Whenever I see a trophy of an animal’s head mounted on a wall, I think, “barbaric,” “cruel,” – and not the least of which – “bad decorative taste.” I also think of the word, “ego.” Killing an unsuspecting animal does not fit my definition for the word, “macho.”
My assessment of the right to ‘keep and bear arms’ is a different matter. When I first read those words, I knew they were meant for the right to self-defense. There are all kinds of arguments for and against that Constitutional right. But tragic instances associated with injury or death by gunfire is no less tragic than the death of defenseless people who are confronted by a killer with a gun.

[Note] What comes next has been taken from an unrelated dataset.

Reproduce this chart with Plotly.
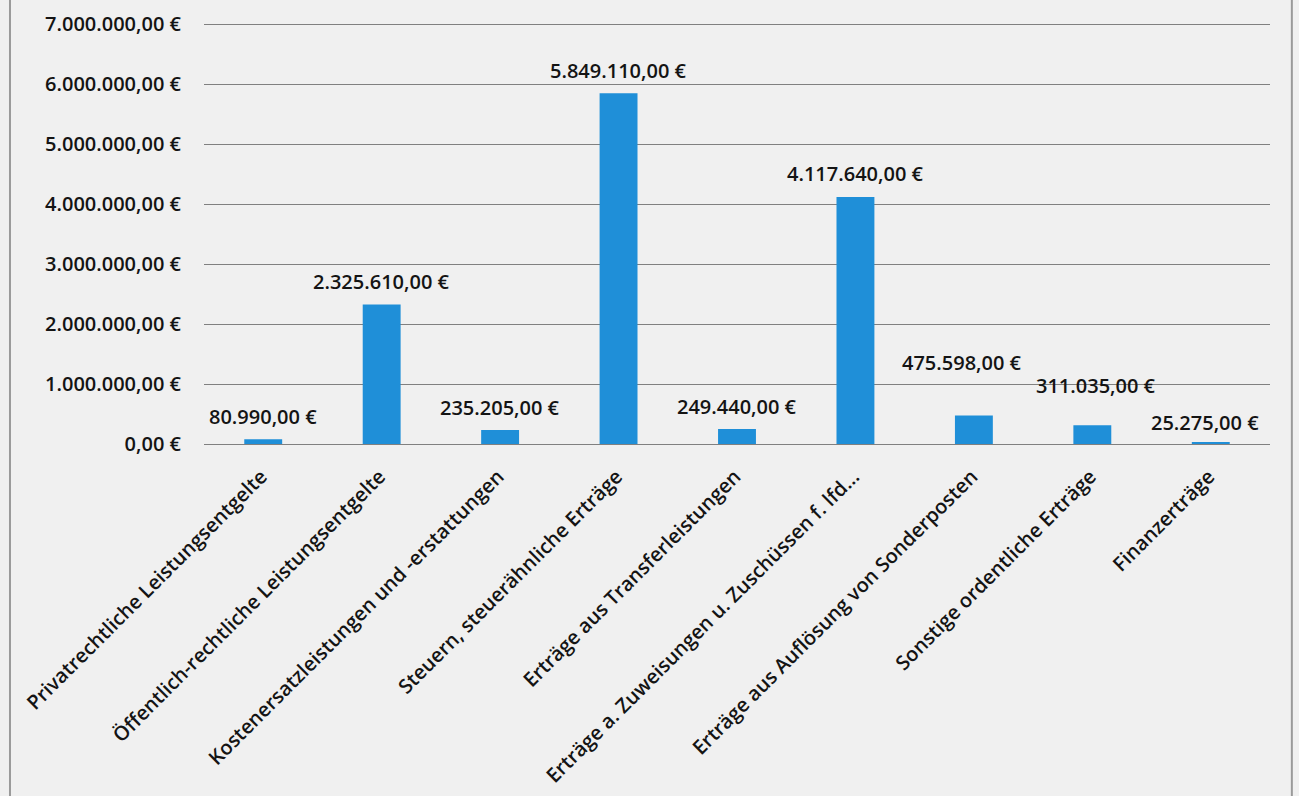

Underlying my judgment about firearms is the concept that decisions about life and death should not be based on emotions generated by the latest tragic instances. Like the blindfolded Lady Justice, we should not allow emotions to prevail over reason.
There are no words that can fully express the profoundly tragic event that occurred at the Uvalde school recently and similar instances elsewhere over time, but the right to self defense should not be a casualty to criminals who will always have access to guns no matter whatever the law may be. Usually, their way to cheat the law is to get killed by a law officer or – more likely – commit suicide.
Although the following is not an argument but only an example, my dad kept a gun in a drawer next to his bed. We were three children. We never opened that drawer. He never went outdoors with the gun. He was simply exercising his right to own a gun. He never used the gun. I’m sure that lots of citizens also kept guns in their homes just in case a criminal intruder entered their homes. Perhaps some people carried guns concealed in their clothing, but I don’t remember a single news item about deadly street shootings other than gang wars in “Chicago…Chicago…A hell of a town!”
Yes, I’m old enough to remember that.